Another slice of magic from Noel Brass Jr. Expressive in its intent and quietly reflective in its tone, “If I Ever Get the Chance Again” ruminates in the soft glow of wistful memories. Lucid dreams shimmer in the tender, metallic resonance before angular piano motifs take our hand and pull us down a luminous rabbit hole. Midnight moods simmer in the faint arpeggios and sharp echoes, and even though we soak in the dark blue atmospheres, a quixotic sunrise is waiting to break and let light cascade through the lilting sonic corridors. 

Two Way Mirrors Relic (Frosti)

Vestiges of a world left behind flow through the lilting landscapes of Two Way Mirrors’ Relic. Emotive harmonics break into smaller pieces, casting shadows above memorials left behind by ancient spirits. Relic relishes in distant memories and near-forgotten expanses where textured fields spell out secret messages from a life forsaken. Minor scales glom onto clouded synth patterns, bereft and listless, hanging onto nebulous melodies stretching through tactile arrangements. An alluring tension swims through Relic, pulsing in the echoes and saturating each spectral corridor. 

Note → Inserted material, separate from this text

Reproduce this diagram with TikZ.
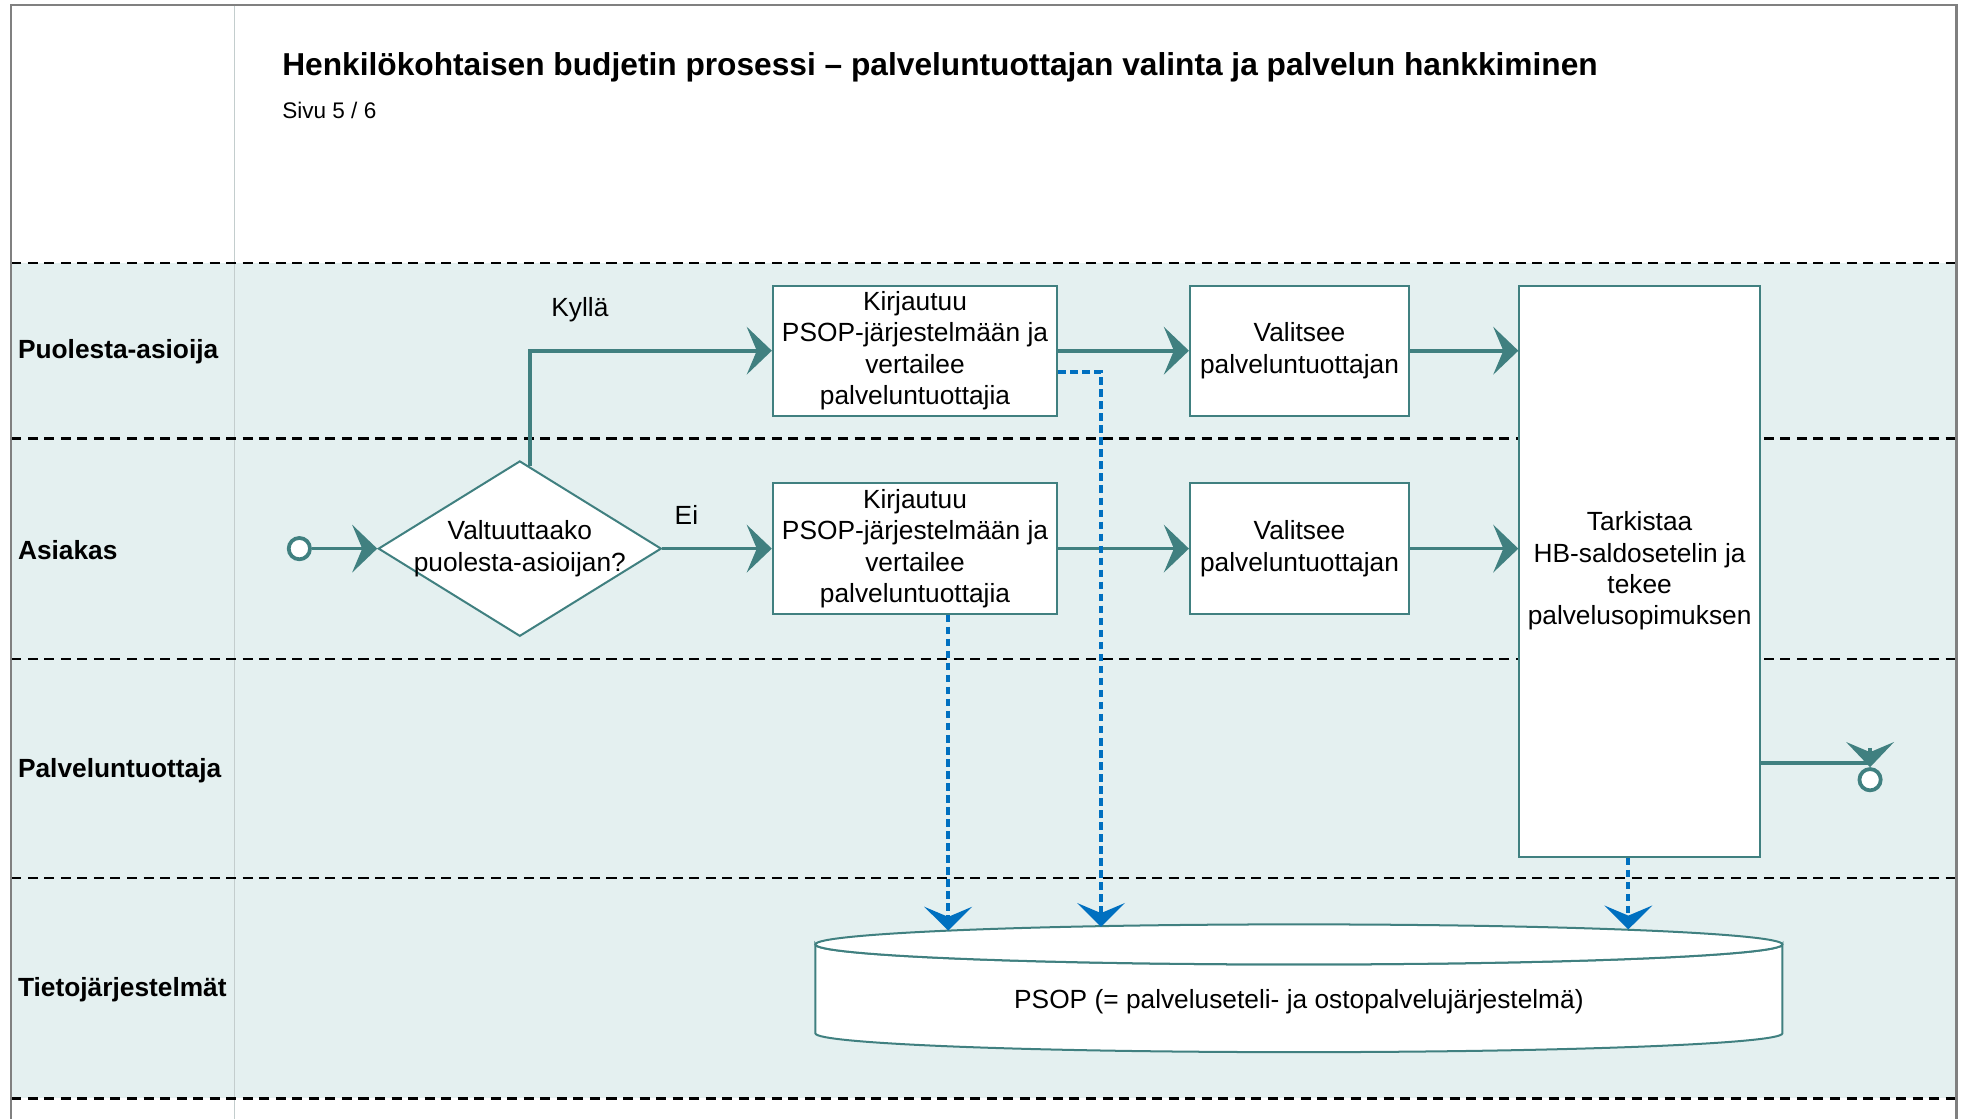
\documentclass[tikz,border=0pt]{standalone}
\usepackage{fontspec}
\setmainfont{Liberation Sans}
\usetikzlibrary{arrows.meta,shapes.geometric}

\definecolor{flowteal}{RGB}{64,128,128}
\definecolor{lanefill}{RGB}{228,240,240}
\definecolor{dataflow}{RGB}{0,112,192}
\definecolor{framegray}{RGB}{128,128,128}
\definecolor{sepgray}{RGB}{195,205,205}

\tikzset{
  procbox/.style={draw=flowteal, line width=0.8pt, fill=white, align=center, inner sep=0pt},
  flow/.style={draw=flowteal, line width=1.5pt, -{Stealth[length=10pt,width=19pt,inset=4pt]}},
  flowplain/.style={draw=flowteal, line width=1.5pt},
  dataline/.style={draw=dataflow, line width=1.6pt, dash pattern=on 3pt off 1.8pt,
    -{Stealth[length=9.5pt,width=19pt,inset=4pt]}},
  lanesep/.style={draw=black, line width=0.9pt, dash pattern=on 4pt off 2.6pt},
  lanelabel/.style={anchor=west, inner sep=0pt, font=\fontsize{10.5}{12.5}\selectfont\bfseries},
  event/.style={circle, draw=flowteal, line width=1.5pt, fill=white, minimum size=8.5pt, inner sep=0pt},
  edgelabel/.style={inner sep=0pt}
}

\begin{document}
\begin{tikzpicture}[x=0.5pt, y=-0.5pt, font=\fontsize{10.5}{12.5}\selectfont]
\useasboundingbox (0,0) rectangle (1568,893);
\fill[white] (0,0) rectangle (1568,893);

% swimlane background and separators
\fill[lanefill] (9,210) rectangle (1562,877);
\draw[sepgray, line width=0.5pt] (187,4) -- (187,893);
\foreach \yy in {210,350,526,701,877}
  \draw[lanesep] (9,\yy) -- (1562,\yy);
\draw[framegray, line width=0.9pt] (9,893) -- (9,4) -- (1562,4) -- (1562,893);

% heading
\node[anchor=west, inner sep=0pt, font=\fontsize{12.65}{15}\selectfont\bfseries] (title) at (225,54)
  {Henkilökohtaisen budjetin prosessi – palveluntuottajan valinta ja palvelun hankkiminen};
\node[anchor=west, inner sep=0pt, font=\fontsize{9}{11}\selectfont] (page) at (225,88) {Sivu 5 / 6};

% lane titles
\node[lanelabel] (laneA) at (14,281) {Puolesta-asioija};
\node[lanelabel] (laneB) at (14,439) {Asiakas};
\node[lanelabel] (laneC) at (14,615) {Palveluntuottaja};
\node[lanelabel] (laneD) at (14,790) {Tietojärjestelmät};

% database cylinder
\filldraw[draw=flowteal, line width=0.8pt, fill=white]
  (651,754) -- (651,825) arc[start angle=180, end angle=360, x radius=193pt, y radius=7.5pt]
  -- (1423,754) arc[start angle=0, end angle=-180, x radius=193pt, y radius=8pt] -- cycle;
\draw[flowteal, line width=0.8pt, fill=white] (1037,754) ellipse [x radius=193pt, y radius=8pt];
\node (psop) at (1037,800) {PSOP (= palveluseteli- ja ostopalvelujärjestelmä)};
\coordinate (dbA) at (879,740);
\coordinate (dbB) at (757,743);
\coordinate (dbC) at (1300,742);

% process steps
\node[event] (start) at (239,438) {};
\node[diamond, draw=flowteal, line width=0.8pt, fill=white, minimum width=113pt,
      minimum height=70pt, inner sep=0pt] (dec) at (415,438) {};
\node[align=center] (dectext) at (415,438) {Valtuuttaako\\puolesta-asioijan?};

\node[procbox, minimum width=113.5pt, minimum height=52pt] (A1) at (730.5,280)
  {Kirjautuu\\PSOP-järjestelmään ja\\vertailee\\palveluntuottajia};
\node[procbox, minimum width=113.5pt, minimum height=52pt] (B1) at (730.5,438)
  {Kirjautuu\\PSOP-järjestelmään ja\\vertailee\\palveluntuottajia};
\node[procbox, minimum width=87.5pt, minimum height=52pt] (A2) at (1037.5,280)
  {Valitsee\\palveluntuottajan};
\node[procbox, minimum width=87.5pt, minimum height=52pt] (B2) at (1037.5,438)
  {Valitsee\\palveluntuottajan};
\node[procbox, minimum width=96pt, minimum height=228pt] (big) at (1309,456) {};
\node[align=center] (bigtext) at (1309,456)
  {Tarkistaa\\HB-saldosetelin ja\\tekee\\palvelusopimuksen};
\node[event] (endc) at (1493,622.5) {};
\coordinate (endturn) at (1493,609);

% sequence flows
\draw[flow] (start) -- (dec.west);
\draw[flow] ([xshift=4pt,yshift=-2.5pt]dec.north) |- (A1.west);
\draw[flow] (dec.east) -- (B1.west);
\node[edgelabel] (yes) at (463,247) {Kyllä};
\node[edgelabel] (no) at (548,411) {Ei};
\draw[flow] (A1.east) -- (A2.west);
\draw[flow] (B1.east) -- (B2.west);
\draw[flow] (A2.east) -- (big.west |- A2.east);
\draw[flow] (B2.east) -- (big.west |- B2.east);
\draw[flowplain] (big.east |- endturn) -- (endturn);
\draw[flow] ([yshift=6pt]endturn) -- (endc.north);

% data associations
\draw[dataline] ([yshift=-8.5pt]A1.east) -| (dbA);
\draw[dataline] (B1.south -| dbB) -- (dbB);
\draw[dataline] (big.south -| dbC) -- (dbC);
\end{tikzpicture}
\end{document}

Bahia Mansa & Emho Negatives (Sonic Dialogue)

Grayscale sonorities breathe life into drifting land masses in the back-and-forth between Bahia Mansa and Emho. Repeating tonal silhouettes loop around morphological nodes, altering our perceptions as sound reshapes a serene landscape. Everything here is quieted beneath a fuzz-laden blanket. Edges are muted. Textures are worn down. Distance obscured the precise melodic grains flowing through each of these pieces, though. Tendrils stacked with emotive expressions combine and create new, transitional spaces to reflect on this sonic conversation.